The Astros need a new manager and general manager after AJ Hinch and Jeff Luhnow were fired Monday, hours after both were suspended by Major League Baseball for a year for the team’s sign-stealing scandal.

Crane said Friday that he’s interviewed a number of candidates this week and has some more to talk to in the coming days.

Crane refused to answer directly when asked if former Astros player and Hall of Famer Craig Biggio was a possibility for the job. But he did say that he had spoken to Biggio, fellow Hall of Famer Jeff Bagwell and former Astros star Lance Berkman in the days since the firings.

“We’ve talked to all of our Killer B’s,” Crane said referring to the nickname the three shared while playing for the Astros. “They’ve contacted me and they’ve all expressed that they would like to help.

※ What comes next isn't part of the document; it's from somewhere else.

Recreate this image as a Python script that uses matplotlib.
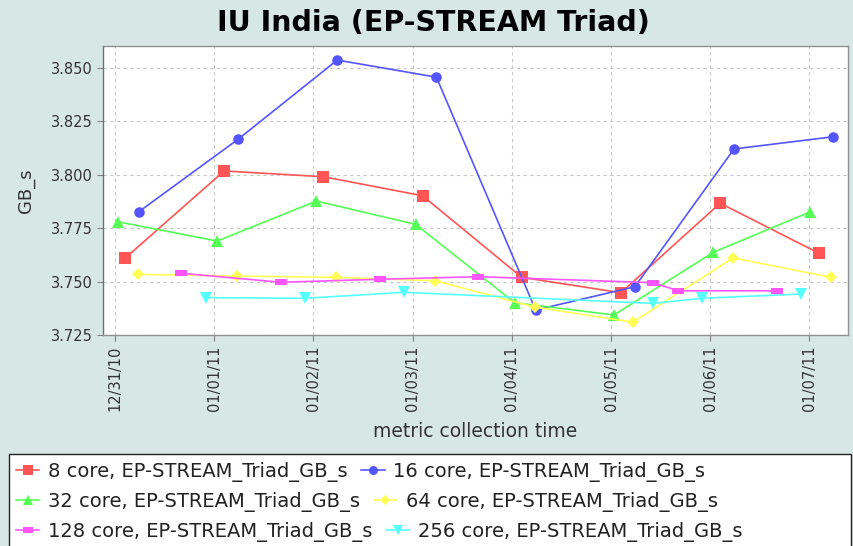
import numpy as np
import matplotlib
matplotlib.use("Agg")
import matplotlib.pyplot as plt
from matplotlib.patches import Rectangle

# time in days since 12/31/10
tick_labels = ['12/31/10', '01/01/11', '01/02/11', '01/03/11',
               '01/04/11', '01/05/11', '01/06/11', '01/07/11']

t8 = [0.10, 1.10, 2.10, 3.10, 4.10, 5.10, 6.10, 7.10]
v8 = [3.7609, 3.8018, 3.7991, 3.7902, 3.7520, 3.7448, 3.7867, 3.7632]

t16 = [0.24, 1.24, 2.24, 3.24, 4.24, 5.24, 6.24, 7.24]
v16 = [3.7827, 3.8166, 3.8537, 3.8457, 3.7367, 3.7476, 3.8121, 3.8178]

t32 = [0.03, 1.03, 2.03, 3.03, 4.03, 5.03, 6.03, 7.01]
v32 = [3.7780, 3.7690, 3.7877, 3.7768, 3.7401, 3.7344, 3.7637, 3.7827]

t64 = [0.23, 1.23, 2.23, 3.23, 4.23, 5.22, 6.23, 7.22]
v64 = [3.7534, 3.7526, 3.7520, 3.7504, 3.7381, 3.7310, 3.7611, 3.7520]

t128 = [0.67, 1.67, 2.67, 3.66, 5.42, 5.68, 6.67]
v128 = [3.7539, 3.7497, 3.7511, 3.7523, 3.7495, 3.7457, 3.7457]

t256 = [0.92, 1.92, 2.91, 5.42, 5.92, 6.91]
v256 = [3.7425, 3.7422, 3.7450, 3.7398, 3.7422, 3.7442]

bg = '#d7e8e4'
hbar = [(-1, -0.55), (1, -0.55), (1, 0.55), (-1, 0.55), (-1, -0.55)]

series = [
    (t8, v8, '#ff5555', 's', 8.2, '8 core, EP-STREAM_Triad_GB_s'),
    (t16, v16, '#5555ff', 'o', 7.6, '16 core, EP-STREAM_Triad_GB_s'),
    (t32, v32, '#55ff55', '^', 9.2, '32 core, EP-STREAM_Triad_GB_s'),
    (t64, v64, '#ffff55', 'D', 6.2, '64 core, EP-STREAM_Triad_GB_s'),
    (t128, v128, '#ff55ff', hbar, 8.2, '128 core, EP-STREAM_Triad_GB_s'),
    (t256, v256, '#55ffff', 'v', 9.2, '256 core, EP-STREAM_Triad_GB_s'),
]

fig = plt.figure(figsize=(8.54, 5.46), dpi=100, facecolor=bg)
ax = fig.add_axes([0.1206, 0.3864, 0.8724, 0.5294])
ax.set_facecolor('white')

handles = []
for t, v, c, m, ms, lab in series:
    h, = ax.plot(t, v, color=c, marker=m, markersize=ms, markeredgewidth=0,
                 linewidth=1.2, label=lab, zorder=3)
    handles.append(h)

ax.set_xlim(-0.121, 7.389)
ax.set_ylim(3.725, 3.8603)
ax.set_xticks(range(len(tick_labels)))
ax.set_xticklabels(tick_labels, rotation=90, va='top', ha='center')
ax.set_yticks([3.725, 3.750, 3.775, 3.800, 3.825, 3.850])
ax.set_yticklabels(['3.725', '3.750', '3.775', '3.800', '3.825', '3.850'])
ax.tick_params(labelsize=10.5, colors='#333333', length=4, width=0.8,
               direction='out')
ax.tick_params(color='#808080')
ax.grid(True, color='#c8c8c8', linestyle=(0, (3, 3)), linewidth=0.8, zorder=0)
for s in ax.spines.values():
    s.set_color('#909090')
    s.set_linewidth(1)
ax.spines['left'].set_color('#707070')

ax.set_ylabel('GB_s', fontsize=13, color='#333333', labelpad=11)
ax.set_xlabel('metric collection time', fontsize=13.5, color='#333333',
              labelpad=8)

fig.text(0.507, 0.958, 'IU India (EP-STREAM Triad)', ha='center',
         va='center', fontsize=20.5, fontweight='bold')

# legend frame
fig.patches.append(Rectangle((9 / 854, -0.01), 842 / 854, 1 - 454 / 546 + 0.01,
                             transform=fig.transFigure, facecolor='white',
                             edgecolor='#222222', linewidth=1, zorder=1))

rows_y = [471.7, 501.7, 531.7]
for i, yy in enumerate(rows_y):
    leg = fig.legend(handles=handles[2 * i:2 * i + 2], ncol=2,
                     loc='center left', bbox_to_anchor=(16 / 854, 1 - yy / 546),
                     frameon=False, fontsize=14, handlelength=1.2,
                     handletextpad=0.45, columnspacing=0.7, borderpad=0,
                     borderaxespad=0, markerscale=0.85)
    for tx in leg.get_texts():
        tx.set_color('#222222')
    leg.set_zorder(2)

fig.savefig('out.png', dpi=100, facecolor=bg)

Berkman, Bagwell, Biggio have all called and said: ‘hey, if there’s anything I can do, I’m here for you.’”

“So we’ll continue to visit with those guys and see if there’s something there.”

Crane says his list is still rather extensive and that he hopes to have it narrowed down by the end of next week. He added that he expects most of Hinch’s staff to stay in place regardless of who is hired.

Crane has enlisted the help of three or four employees to help him with the interview process, including some in Houston’s baseball operations department.

“We compare notes,” he said. “I’ve learned a long time ago that you learn a lot if four or five people talk to a key candidate and you get a lot more information. So that’s what we’re doing.”

Crane’ top priority is finding a manager with spring training less than a month away, but he said he would start focusing on the search for a general manager after he hires a manager. He expects to hire a GM before the end of spring training.

“We should have another good season with the team pretty much intact … so I don’t know why a manager wouldn’t want to come in and manage these guys,” he said. “They’re set to win again.”

The penalties announced by MLB commissioner Rob Manfred on Monday came after he found illicit use of electronics to steal signs in Houston’s run to the 2017 World Series championship and again in the 2018 season. The Astros were also fined $5 million, which is the maximum allowed under the Major League Constitution, and must forfeit their next two first- and second-round amateur draft picks.

The investigation found that the Astros used the video feed from a center field camera to see and decode the opposing catcher’s signs. Players banged on a trash can to signal to batters what was coming, believing it would improve the batter’s odds of getting a hit.

With much still in flux, Crane was asked what qualities are most important to him in his next manager.

“Someone mature that can handle the group,” he said. “Someone that’s had a little bit of experience in some areas. We’ve just got to find a leader that can handle some pressure and there’s going to be a little bit of pressure from where this team has been in the last few months.”

Despite his comment about experience, Crane said having been a major league manager before is not mandatory to him.

“We made some mistakes,” he said. “We made a decision to let that get behind us. We think the future is bright. We’ll make the adjustments … people think we’re in crisis. I certainly don’t believe that.”